Иван Семенович Стрельбицкий… Мой фронтовой батька или мой «папа Ваня», как ласково я называл его иногда про себя. Порой же, оставаясь с ним вдвоем, я тоже именовал его так. При этом он улыбался и, растроганно обняв меня, говорил:
– С удовольствием принимаю этот титул. Ты, Эдик, для меня и вправду как сын, даже еще ближе. Потому что у нас с тобой, во-первых, огромное духовное единство, во-вторых, позади много общих фронтовых дорог, ну, а в-третьих, я просто тебя люблю. Тебя и твои стихи…
Зимним вечером я медленно иду по Украинскому бульвару в Москве. Вот тихий заснеженный сквер, за ним набережная Шевченко. Вверху молчаливые тополя и звезды, внизу журчащая, еще не покрытая льдом Москва-река. Я неторопливо шагаю по знакомым местам и вдруг, оторвавшись от воспоминаний, задаю себе вопрос: что было самым главным, самым определяющим в душе и характере Ивана Семеновича?
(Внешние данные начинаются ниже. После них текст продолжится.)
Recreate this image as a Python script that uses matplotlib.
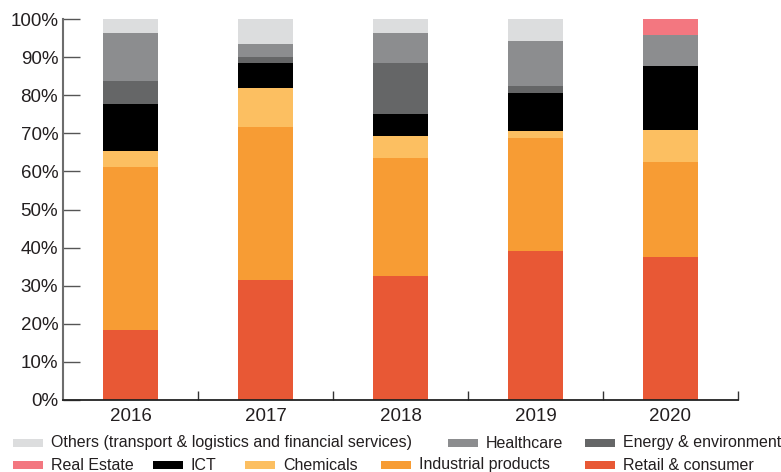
import numpy as np
import matplotlib.pyplot as plt
from matplotlib.patches import Rectangle

plt.rcParams['font.family'] = ['Liberation Sans', 'DejaVu Sans']

# quota per settore, in percentuale, dal basso verso l'alto
years = ['2016', '2017', '2018', '2019', '2020']
retail = [18.4, 31.5, 32.5, 39.1, 37.5]
industrial = [42.8, 40.2, 31.0, 29.7, 25.0]
chemicals = [4.2, 10.2, 5.8, 1.8, 8.4]
ict = [12.3, 6.6, 5.8, 10.0, 16.8]
energy = [6.0, 1.5, 13.4, 1.8, 0.0]
healthcare = [12.5, 3.4, 7.8, 11.8, 8.1]
real_estate = [0.0, 0.0, 0.0, 0.0, 4.2]
others = [3.8, 6.6, 3.7, 5.8, 0.0]

names = ['Retail & consumer', 'Industrial products', 'Chemicals', 'ICT',
         'Energy & environment', 'Healthcare', 'Real Estate',
         'Others (transport & logistics and financial services)']
series = [retail, industrial, chemicals, ict, energy, healthcare, real_estate, others]
colors = ['#E85835', '#F79C34', '#FCBF61', '#000000',
          '#656667', '#8C8D8F', '#F37780', '#DCDDDE']

txt = '#231F20'

fig = plt.figure(figsize=(7.81, 4.72), dpi=100)
ax = fig.add_axes([63/781, 1 - 400/472, 675/781, 381/472])

x = np.arange(len(years))
bottom = np.zeros(len(years))
for vals, col in zip(series, colors):
    vals = np.array(vals)
    ax.bar(x, vals, 0.41, bottom=bottom, color=col, linewidth=0)
    bottom += vals

ax.set_xlim(-0.5, len(years) - 0.5)
ax.set_ylim(0, 100)

ax.set_yticks(np.arange(0, 101, 10))
ax.set_yticklabels([f'{v}%' for v in range(0, 101, 10)])
ax.tick_params(axis='y', direction='in', length=12, width=1, color='#555555',
               labelsize=13.5, labelcolor=txt, pad=3.5)

ax.set_xticks(x)
ax.set_xticklabels(years)
ax.set_xticks(np.arange(0.5, len(years), 1), minor=True)
ax.tick_params(axis='x', which='major', length=0, labelsize=13.5, labelcolor=txt, pad=5.5)
ax.tick_params(axis='x', which='minor', direction='in', length=6.5, width=1, color='#333333')

for s in ['top', 'right']:
    ax.spines[s].set_visible(False)
ax.spines['left'].set_color('#6d6d6d')
ax.spines['left'].set_linewidth(1.5)
ax.spines['bottom'].set_color('#222222')
ax.spines['bottom'].set_linewidth(1.3)

# legenda su due righe, posizioni in pixel
legend_rows = [
    (443, [(13, 7), (448, 5), (585, 4)]),
    (465, [(13, 6), (153, 3), (245, 2), (381, 1), (585, 0)]),
]
W, H = 781, 472
for ypix, entries in legend_rows:
    for xpix, idx in entries:
        fig.patches.append(Rectangle((xpix / W, (H - ypix - 4) / H), 30 / W, 8 / H,
                                     transform=fig.transFigure, color=colors[idx], lw=0))
        fig.text((xpix + 38) / W, (H - ypix) / H, names[idx], fontsize=11.5,
                 color=txt, va='center', ha='left')

fig.savefig('out.png', dpi=100)
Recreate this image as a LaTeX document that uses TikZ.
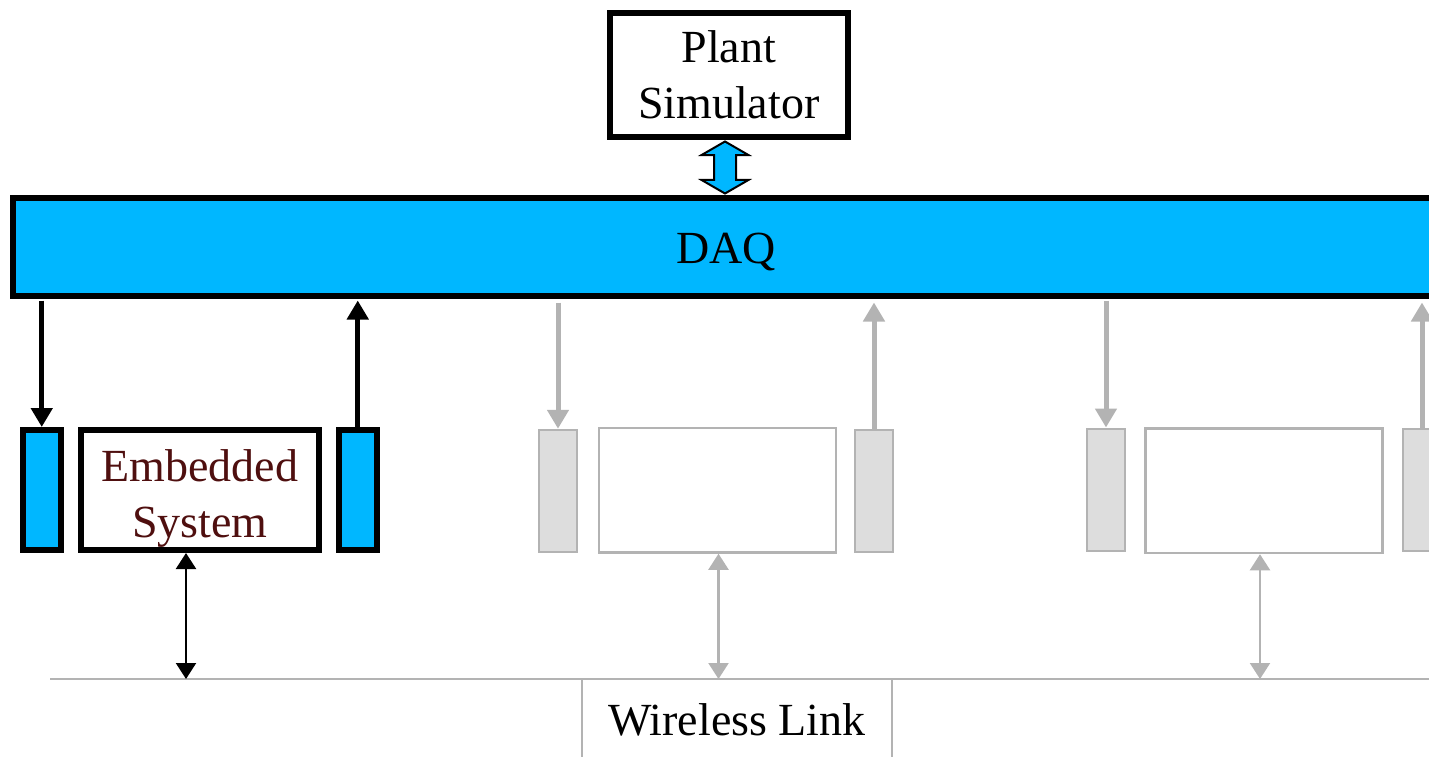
\documentclass[tikz,border=0pt]{standalone}
\usepackage{fontspec}
\setmainfont{Liberation Serif}
\usepackage{xcolor}
\definecolor{cDaq}{HTML}{00B7FF}
\definecolor{cFade}{HTML}{B3B3B3}
\definecolor{cFadeFill}{HTML}{DDDDDD}
\definecolor{cEmb}{HTML}{4F0F0F}
\usetikzlibrary{positioning,arrows.meta,shapes.arrows,calc}
\tikzset{
  node-box/.style={draw=black,line width=6pt,fill=white,inner sep=0pt,
    align=center,font=\fontsize{46}{56}\selectfont},
  node-io/.style={draw=black,line width=6pt,fill=cDaq,inner sep=0pt,
    minimum width=37.5pt,minimum height=120pt},
  node-fade/.style={draw=cFade,line width=2.5pt,fill=white,inner sep=0pt,
    minimum width=237pt,minimum height=124.5pt},
  node-io-fade/.style={draw=cFade,line width=2.5pt,fill=cFadeFill,inner sep=0pt,
    minimum width=38pt,minimum height=122pt},
  arrow/.style={-{Triangle[length=19pt,width=21pt]},line width=5pt,draw=black},
  arrow-fade/.style={arrow,draw=cFade},
  arrow-link/.style={{Triangle[length=16pt,width=20pt]}-{Triangle[length=16pt,width=20pt]},
    line width=2.2pt,draw=black},
  arrow-link-fade/.style={arrow-link,draw=cFade},
}

\begin{document}
\begin{tikzpicture}[x=1pt,y=-1pt]
  \useasboundingbox (0,0) rectangle (1429,757);
  \clip (0,0) rectangle (1429,757);
  % plant + DAQ
  \node[node-box,minimum width=237.5pt,minimum height=124.5pt] (plant) at (728.75,75) {Plant\\Simulator};
  \node[node-box,fill=cDaq,minimum width=1426pt,minimum height=97.5pt] (daq) at (726,246.75)
    {\raisebox{-5pt}[\height][\depth]{DAQ}};
  \node[double arrow,draw=black,line width=2pt,fill=cDaq,rotate=90,inner xsep=0pt,inner ysep=10pt,
    minimum height=52pt,minimum width=45pt,double arrow head extend=12.5pt,
    double arrow tip angle=120] (link) at (725,167.5) {};
  % first node
  \node[node-io] (in-a) at (41.75,490) {};
  \node[node-box,minimum width=238pt,minimum height=120pt,text=cEmb] (emb) at (200,490)
    {\raisebox{-8pt}[\height][\depth]{\begin{tabular}{@{}c@{}}Embedded\\System\end{tabular}}};
  \node[node-io] (out-a) at (357.75,490) {};
  % faded nodes
  \node[node-io-fade] (in-b) at (558,491) {};
  \node[node-fade] (sys-b) at (717.5,490.25) {};
  \node[node-io-fade] (out-b) at (874,491) {};
  \node[node-io-fade] (in-c) at (1106,489.75) {};
  \node[node-fade] (sys-c) at (1264,490.75) {};
  \node[node-io-fade] (out-c) at (1422,489.75) {};
  % wireless link
  \coordinate (wl-w) at (50,679);
  \coordinate (wl-e) at (1440,679);
  \draw[cFade,line width=2pt] (wl-w) -- (wl-e);
  \node[draw=cFade,line width=2pt,fill=white,minimum width=310pt,minimum height=82pt,
    inner sep=0pt,font=\fontsize{46}{56}\selectfont] (wireless) at (737,720) {Wireless Link};

  \draw[arrow,shorten <=2pt] (in-a.north |- daq.south) -- (in-a.north);
  \draw[arrow,shorten >=2pt] (out-a.north) -- (out-a.north |- daq.south);
  \draw[arrow-fade,shorten <=4pt] (in-b.north |- daq.south) -- (in-b.north);
  \draw[arrow-fade,shorten >=4pt] (out-b.north) -- (out-b.north |- daq.south);
  \draw[arrow-fade,shorten <=2pt] (in-c.north |- daq.south) -- (in-c.north);
  \draw[arrow-fade,shorten >=4pt] (out-c.north) -- (out-c.north |- daq.south);
  \draw[arrow-link] ([xshift=-14pt]emb.south) -- ([xshift=-14pt]emb.south |- wl-w);
  \draw[arrow-link-fade] ([xshift=1pt]sys-b.south) -- ([xshift=1pt]sys-b.south |- wl-w);
  \draw[arrow-link-fade] ([xshift=-4pt]sys-c.south) -- ([xshift=-4pt]sys-c.south |- wl-w);
\end{tikzpicture}
\end{document}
И почти тотчас же отвечаю: огромная честность, беззаветная любовь к родной стране и к людям, мужество и доброта. Его высшей радостью было приносить радость другим: кого-то поддержать, кому-то помочь, где-то восстановить справедливость.
Помню, как счастлив был он 6 марта 1974 года, явившись утром ко мне с пачкой газет. В это утро в «Комсомольской правде» напечатали его большую статью обо мне, которая называлась «Рейс сквозь смерть». И радовался он этой статье, честное же слово, даже больше, чем я.